- _What the task asks_: Make an exact copy of the lines, leaving the pictures out.

- _Collected material_:
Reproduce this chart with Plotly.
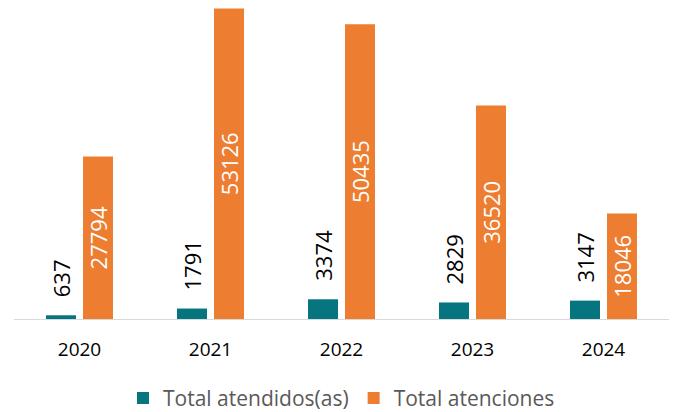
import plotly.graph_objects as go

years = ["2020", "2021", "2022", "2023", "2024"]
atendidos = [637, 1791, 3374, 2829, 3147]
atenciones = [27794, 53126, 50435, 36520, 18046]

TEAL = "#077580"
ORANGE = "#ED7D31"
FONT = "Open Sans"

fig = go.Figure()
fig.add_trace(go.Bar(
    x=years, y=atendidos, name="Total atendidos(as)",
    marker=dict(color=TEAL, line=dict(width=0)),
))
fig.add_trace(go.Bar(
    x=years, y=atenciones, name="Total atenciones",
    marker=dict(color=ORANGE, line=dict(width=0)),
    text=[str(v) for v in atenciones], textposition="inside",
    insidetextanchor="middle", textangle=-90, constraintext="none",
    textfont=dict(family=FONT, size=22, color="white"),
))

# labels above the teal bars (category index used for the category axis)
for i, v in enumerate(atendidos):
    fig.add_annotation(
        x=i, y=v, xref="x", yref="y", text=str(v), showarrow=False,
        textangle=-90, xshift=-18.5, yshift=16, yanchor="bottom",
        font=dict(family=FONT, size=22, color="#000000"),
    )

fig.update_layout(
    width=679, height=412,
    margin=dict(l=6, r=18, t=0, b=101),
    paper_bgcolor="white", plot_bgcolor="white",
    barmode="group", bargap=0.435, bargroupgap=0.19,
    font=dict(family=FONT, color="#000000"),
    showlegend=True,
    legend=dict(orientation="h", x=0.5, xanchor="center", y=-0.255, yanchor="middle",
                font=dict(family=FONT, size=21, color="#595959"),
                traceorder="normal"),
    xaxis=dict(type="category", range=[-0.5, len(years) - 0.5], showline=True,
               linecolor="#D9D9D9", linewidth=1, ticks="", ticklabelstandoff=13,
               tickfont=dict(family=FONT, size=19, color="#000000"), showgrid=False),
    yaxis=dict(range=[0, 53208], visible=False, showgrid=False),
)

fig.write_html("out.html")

- _Solved exercise_:
Reproduce this chart with Plotly.
import plotly.graph_objects as go

years = ["2020", "2021", "2022", "2023", "2024"]
atendidos = [637, 1791, 3374, 2829, 3147]
atenciones = [27794, 53126, 50435, 36520, 18046]

TEAL = "#077580"
ORANGE = "#ED7D31"
FONT = "Open Sans"

fig = go.Figure()
fig.add_trace(go.Bar(
    x=years, y=atendidos, name="Total atendidos(as)",
    marker=dict(color=TEAL, line=dict(width=0)),
))
fig.add_trace(go.Bar(
    x=years, y=atenciones, name="Total atenciones",
    marker=dict(color=ORANGE, line=dict(width=0)),
    text=[str(v) for v in atenciones], textposition="inside",
    insidetextanchor="middle", textangle=-90, constraintext="none",
    textfont=dict(family=FONT, size=22, color="white"),
))

# labels above the teal bars (category index used for the category axis)
for i, v in enumerate(atendidos):
    fig.add_annotation(
        x=i, y=v, xref="x", yref="y", text=str(v), showarrow=False,
        textangle=-90, xshift=-18.5, yshift=16, yanchor="bottom",
        font=dict(family=FONT, size=22, color="#000000"),
    )

fig.update_layout(
    width=679, height=412,
    margin=dict(l=6, r=18, t=0, b=101),
    paper_bgcolor="white", plot_bgcolor="white",
    barmode="group", bargap=0.435, bargroupgap=0.19,
    font=dict(family=FONT, color="#000000"),
    showlegend=True,
    legend=dict(orientation="h", x=0.5, xanchor="center", y=-0.255, yanchor="middle",
                font=dict(family=FONT, size=21, color="#595959"),
                traceorder="normal"),
    xaxis=dict(type="category", range=[-0.5, len(years) - 0.5], showline=True,
               linecolor="#D9D9D9", linewidth=1, ticks="", ticklabelstandoff=13,
               tickfont=dict(family=FONT, size=19, color="#000000"), showgrid=False),
    yaxis=dict(range=[0, 53208], visible=False, showgrid=False),
)

fig.write_html("out.html")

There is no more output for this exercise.